Paola Bezzi. Destinazione Sottosuolo. Storia di Adele Garavini e Primo Pasini: dalla mezzadria poderale forlivese alle solfare cesenati, dalle miniere del Lussemburgo alle gallerie del lager di Mauthausen. Preazione di Mauro Mariani e Gabriele Zelli. Associazione culturale e ricreativa “Amici della Pieve ODV”, Comitato Pro Forlì Storico-Artistica. Tipolitografia Valbonesi per Edit Sapim 2024.
Paola Bezzi dà voce ad alcuni protagonisti di vicende solitamente catalogate come di “poca importanza”. Sono invece storie di donne e uomini di umili origini che hanno però contribuito allo sviluppo del nostro Paese. Il titolo del primo capitolo recita efficacemente: Adele, la pioniera romagnola, Primo, il coraggioso solfataro. Storie di fame, fatica e fiammate.
Ho incontrato Adele Garavini non attraverso i racconti o i ricordi di chi l’ha conosciuta in Romagna – scrive Bezzi -, ma mi sono imbattuta nel suo volto, serio e tirato, in un pomeriggio afoso dell’estate del 2022, all’Archivio Centrale di Roma, mentre stavo sfogliando un fascicolo dedicato ai dissidenti politici romagnoli. Lei era bollata come “antifascista Estero (Lussemburgo)” – inscritta nella Rubrica di frontiera. La consultazione degli alberi genealogici ricostruiti pazientemente nel corso degli anni dal ricercatore e storico Mauro Mariani, cofondatore dell’Associazione Amici della Pieve di Pievequinta, e le sue accurate ricerche catastali hanno permesso di scoprire che Adele fu battezzata proprio a Pievequinta e che la sua famiglia aveva radici locali.

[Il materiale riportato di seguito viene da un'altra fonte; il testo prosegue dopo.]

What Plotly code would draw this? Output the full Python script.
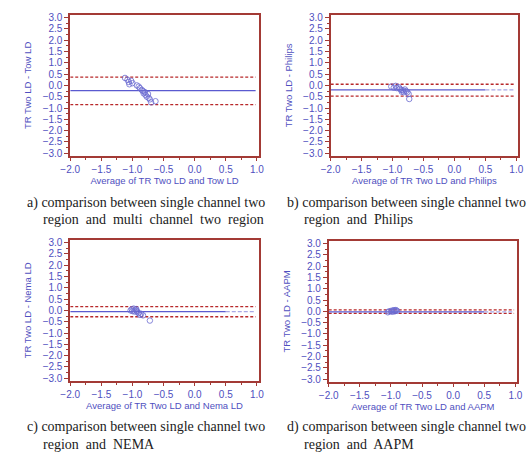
import plotly.graph_objects as go

W, H = 529, 455

# ---------------- data ----------------
a_x = [-1.12, -1.08, -1.06, -1.05, -1.02, -1.00, -0.93, -0.90, -0.88, -0.85,
       -0.83, -0.82, -0.80, -0.79, -0.77, -0.75, -0.74, -0.72, -0.70, -0.63]
a_y = [0.33, 0.25, 0.15, 0.05, 0.20, 0.10, 0.00, -0.05, -0.12, -0.20,
       -0.25, -0.35, -0.30, -0.42, -0.50, -0.38, -0.55, -0.62, -0.75, -0.70]

b_x = [-1.02, -0.98, -0.95, -0.93, -0.90, -0.88, -0.86, -0.85, -0.83, -0.82,
       -0.80, -0.78, -0.76, -0.74, -0.73]
b_y = [-0.05, -0.10, -0.02, -0.12, -0.08, -0.15, -0.20, -0.28, -0.22, -0.30,
       -0.18, -0.25, -0.30, -0.38, -0.60]

c_x = [-1.03, -1.01, -1.00, -0.98, -0.97, -0.95, -0.94, -0.93, -0.92, -0.90,
       -0.88, -0.86, -0.83, -0.72]
c_y = [0.00, 0.05, -0.03, 0.08, -0.05, 0.02, 0.06, -0.02, -0.08, -0.12,
       -0.20, -0.15, -0.22, -0.45]

d_x = [-1.05, -1.03, -1.00, -0.98, -0.97, -0.95, -0.94, -0.93, -0.92, -0.90]
d_y = [-0.04, 0.00, 0.02, -0.02, 0.04, 0.05, 0.00, 0.03, 0.06, 0.02]

means = [-0.23, -0.20, -0.05, -0.02]
uppers = [0.37, 0.05, 0.17, 0.07]
lowers = [-0.85, -0.47, -0.28, -0.09]

y_titles = ["TR Two LD - Tow LD", "TR Two LD - Philips", "TR Two LD - Nema LD", "TR Two LD - AAPM"]
x_titles = ["Average of TR Two LD and Tow LD", "Average of TR Two LD and Philips",
            "Average of TR Two LD and Nema LD", "Average of TR Two LD and AAPM"]
captions = [
    ["a) comparison between single channel two",
     "region&nbsp; and&nbsp; multi&nbsp; channel&nbsp; two&nbsp; region"],
    ["b) comparison between single channel two", "region&nbsp; and&nbsp; Philips"],
    ["c) comparison between single channel two", "region&nbsp; and&nbsp; NEMA"],
    ["d) comparison between single channel two", "region&nbsp; and&nbsp; AAPM"],
]

xs = [a_x, b_x, c_x, d_x]
ys = [a_y, b_y, c_y, d_y]
line_x = [-2.0, 0.98]
solid_end = [0.98, 0.5, 0.5, 0.5]

# ---------------- style ----------------
BLUE = "#4f4fc0"
PT = "#6b6bd0"
FRAME = "#a33a35"
RED = "#b8282a"

# plot boxes in pixels: (left, right, top, bottom)
boxes = [(62, 256, 12, 155), (330, 523, 12, 155), (62, 256, 240, 383), (328, 522, 241, 384)]

fig = go.Figure()
layout = dict(width=W, height=H, margin=dict(l=0, r=0, t=0, b=0),
              plot_bgcolor="white", paper_bgcolor="white", showlegend=False,
              font=dict(family="Liberation Sans, Arial", color=BLUE, size=10))

for i in range(4):
    l, r, t, b = boxes[i]
    xa = "xaxis" if i == 0 else f"xaxis{i+1}"
    ya = "yaxis" if i == 0 else f"yaxis{i+1}"
    xref = "x" if i == 0 else f"x{i+1}"
    yref = "y" if i == 0 else f"y{i+1}"
    layout[xa] = dict(domain=[l / W, r / W], range=[-2.0, 1.03], anchor=yref,
                      tickvals=[-2.0, -1.5, -1.0, -0.5, 0.0, 0.5, 1.0], tickformat=".1f",
                      ticks="outside", ticklen=3, tickcolor=FRAME, showgrid=False, zeroline=False,
                      showline=True, linecolor=FRAME, linewidth=1.6, mirror=True,
                      minor=dict(ticks="outside", ticklen=2, tickcolor=FRAME, dtick=0.25, tick0=0),
                      tickfont=dict(size=10, color=BLUE),
                      title=dict(text=x_titles[i], font=dict(size=9.5, color=BLUE), standoff=1))
    layout[ya] = dict(domain=[1 - b / H, 1 - t / H], range=[-3.12, 3.12], anchor=xref,
                      tickvals=[3.0, 2.5, 2.0, 1.5, 1.0, 0.5, 0.0, -0.5, -1.0, -1.5, -2.0, -2.5, -3.0],
                      tickformat=".1f",
                      ticks="outside", ticklen=4, tickcolor=FRAME, showgrid=False, zeroline=False,
                      showline=True, linecolor=FRAME, linewidth=1.6, mirror=True,
                      minor=dict(ticks="outside", ticklen=2, tickcolor=FRAME, dtick=0.25, tick0=0),
                      tickfont=dict(size=10, color=BLUE),
                      title=dict(text=y_titles[i], font=dict(size=9.5, color=BLUE), standoff=9))

    # limits of agreement
    for v in (uppers[i], lowers[i]):
        fig.add_trace(go.Scatter(x=line_x, y=[v, v], mode="lines", xaxis=xref, yaxis=yref,
                                 line=dict(color=RED, width=1.3, dash="3px,2px"), hoverinfo="skip"))
    # mean line
    fig.add_trace(go.Scatter(x=[line_x[0], solid_end[i]], y=[means[i], means[i]], mode="lines",
                             xaxis=xref, yaxis=yref, line=dict(color="#5a5ad0", width=1.3),
                             hoverinfo="skip"))
    if solid_end[i] < line_x[1]:
        fig.add_trace(go.Scatter(x=[solid_end[i], line_x[1]], y=[means[i], means[i]], mode="lines",
                                 xaxis=xref, yaxis=yref,
                                 line=dict(color="#a8a8e6", width=1.3, dash="4px,2px"),
                                 hoverinfo="skip"))
    # points
    fig.add_trace(go.Scatter(x=xs[i], y=ys[i], mode="markers", xaxis=xref, yaxis=yref,
                             marker=dict(symbol="circle-open", size=5.5, color=PT,
                                         line=dict(width=0.8, color=PT))))

fig.update_layout(**layout)

# captions
cap_pos = [(15, 32, 203, 219), (283, 301, 203, 219), (15, 32, 430, 447), (283, 301, 430, 447)]
for i in range(4):
    x1, x2, y1, y2 = cap_pos[i]
    for txt, xp, yp in ((captions[i][0], x1, y1), (captions[i][1], x2, y2)):
        fig.add_annotation(x=xp / W, y=1 - yp / H, xref="paper", yref="paper", text=txt,
                           showarrow=False, xanchor="left", yanchor="middle",
                           font=dict(family="Liberation Serif, DejaVu Serif", size=14,
                                     color="#222222"))

fig.write_html("out.html")
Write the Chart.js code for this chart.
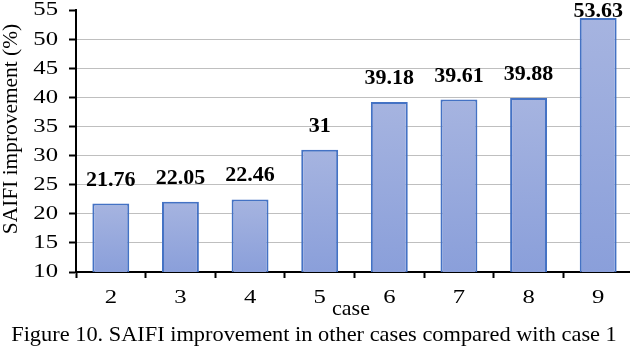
<!DOCTYPE html>
<html>
<head>
<meta charset="utf-8">
<script src="https://cdn.jsdelivr.net/npm/chart.js@4.4.0/dist/chart.umd.min.js"></script>
<style>
  html, body { margin: 0; padding: 0; background: #fff; overflow: hidden; }
</style>
</head>
<body>
<canvas id="saifiChart" width="633" height="348"></canvas>
<script>
// Chart data
const cases = ['2', '3', '4', '5', '6', '7', '8', '9'];
const improvement = [21.76, 22.05, 22.46, 31, 39.18, 39.61, 39.88, 53.63];
const yTicks = [10, 15, 20, 25, 30, 35, 40, 45, 50, 55];

const xTitle = 'case';
const yTitle = 'SAIFI improvement (%)';
const caption = 'Figure 10. SAIFI improvement in other cases compared with case 1';

const serif = "'Liberation Serif', 'Times New Roman', serif";

// Text with a horizontal stretch, the source figure renders Times a bit wide
function stretchedText(ctx, text, x, y, font, sx, align, rotate) {
  ctx.save();
  ctx.translate(x, y);
  if (rotate) ctx.rotate(rotate);
  ctx.scale(sx, 1);
  ctx.font = font;
  ctx.fillStyle = '#000';
  ctx.textAlign = align;
  ctx.textBaseline = 'middle';
  ctx.fillText(text, 0, 0);
  ctx.restore();
}

// Tick labels, axis titles and caption
const axisText = {
  id: 'axisText',
  afterDraw(chart) {
    const ctx = chart.ctx;
    const xs = chart.scales.x;
    const ys = chart.scales.y;

    yTicks.forEach(v => {
      stretchedText(ctx, String(v), 58, ys.getPixelForValue(v) + 0.5, '19px ' + serif, 1.3, 'right');
    });
    cases.forEach((c, i) => {
      stretchedText(ctx, c, xs.getPixelForValue(i), 298.5, '19px ' + serif, 1.3, 'center');
    });

    stretchedText(ctx, xTitle, 351, 309, '22px ' + serif, 1, 'center');
    stretchedText(ctx, yTitle, 12, 129, '20px ' + serif, 1.07, 'center', -Math.PI / 2);
    stretchedText(ctx, caption, 314, 335, '21px ' + serif, 1.065, 'center');
  }
};

// Value labels above each bar
const valueLabels = {
  id: 'valueLabels',
  afterDatasetsDraw(chart) {
    const ctx = chart.ctx;
    const meta = chart.getDatasetMeta(0);
    ctx.save();
    ctx.font = 'bold 22px ' + serif;
    ctx.fillStyle = '#000';
    ctx.textAlign = 'center';
    ctx.textBaseline = 'alphabetic';
    meta.data.forEach((bar, i) => {
      const y = Math.max(bar.y - 18, 17);
      ctx.fillText(String(improvement[i]), bar.x, y);
    });
    ctx.restore();
  }
};

// Vertical gradient per bar, lighter at the top
function barGradient(context) {
  const chart = context.chart;
  const y = chart.scales.y;
  if (!chart.chartArea || !y || context.type !== 'data') return '#98abdd';
  const top = y.getPixelForValue(context.raw);
  const bottom = y.getPixelForValue(y.min);
  const g = chart.ctx.createLinearGradient(0, top, 0, bottom);
  g.addColorStop(0, '#a6b4e0');
  g.addColorStop(1, '#8a9fda');
  return g;
}

const config = {
  type: 'bar',
  data: {
    labels: cases,
    datasets: [{
      data: improvement,
      backgroundColor: barGradient,
      borderColor: '#4472c4',
      borderWidth: 2,
      borderSkipped: 'bottom',
      barPercentage: 0.53,
      categoryPercentage: 1
    }]
  },
  options: {
    responsive: false,
    animation: false,
    layout: {
      padding: { top: 10, right: 0, bottom: 0, left: 0 }
    },
    plugins: {
      legend: { display: false },
      tooltip: { enabled: false },
      title: { display: false }
    },
    scales: {
      x: {
        offset: true,
        grid: {
          offset: true,
          drawOnChartArea: false,
          tickColor: '#000',
          tickLength: 6,
          tickWidth: 2
        },
        border: { color: '#000', width: 2 },
        ticks: { display: false },
        afterFit(scale) {
          scale.height = 76;
        }
      },
      y: {
        min: 10,
        max: 55,
        afterBuildTicks(scale) {
          scale.ticks = yTicks.map(v => ({ value: v }));
        },
        grid: {
          color: (ctx) => (ctx.tick && (ctx.tick.value === 55 || ctx.tick.value === 10)) ? 'rgba(0,0,0,0)' : '#bfbfbf',
          lineWidth: 1,
          tickColor: '#000',
          tickLength: 7,
          tickWidth: 2
        },
        border: { color: '#000', width: 2 },
        ticks: { display: false },
        afterFit(scale) {
          scale.width = 76;
        }
      }
    }
  },
  plugins: [valueLabels, axisText]
};

new Chart(document.getElementById('saifiChart'), config);
</script>
</body>
</html>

Non so come lei sia vissuta, da bambina, sul finire dell’Ottocento nel podere Pantolina dei Monsignani, sito a Casemurate di Forlì, dove il padre Emanuele e il nonno Giuseppe, detto Garaven del Bevano, facevano i mezzadri. Non so per quali motivi Adele abbia lasciato il suo paese natio per trasferirsi a Bora (Comune di Mercato Saraceno), dove nacque il fratello Attilio Cesare il 18 giugno 1882, e poi a Borello di Cesena, probabilmente il paese della madre, e perché, in seguito, sia espatriata in Lussemburgo, seguendo il marito Primo Pasini, zolfataro. Posso solo immaginare alcuni possibili scenari, ma sicuramente la nostra protagonista avrebbe preferito rimanere dove era nata, nei luoghi a lei familiari… Tento, perciò, di ridarle voce perché è giunto il tempo di realizzare “una evocazione”, “una evanescente resurrezione” di una donna “inghiottita” dalla storia, “senza possibilità alcuna di lasciare traccia di sé nel ricordo degli uomini”. E quello che scaturisce è il racconto di una persona emarginata dalla società, di una migrante in cerca di un futuro migliore, di una figlia, poi anche moglie e madre, che sentiva fortemente i legami familiari e che per essi ha sofferto tanto, fino alla perdita del proprio equilibrio interiore.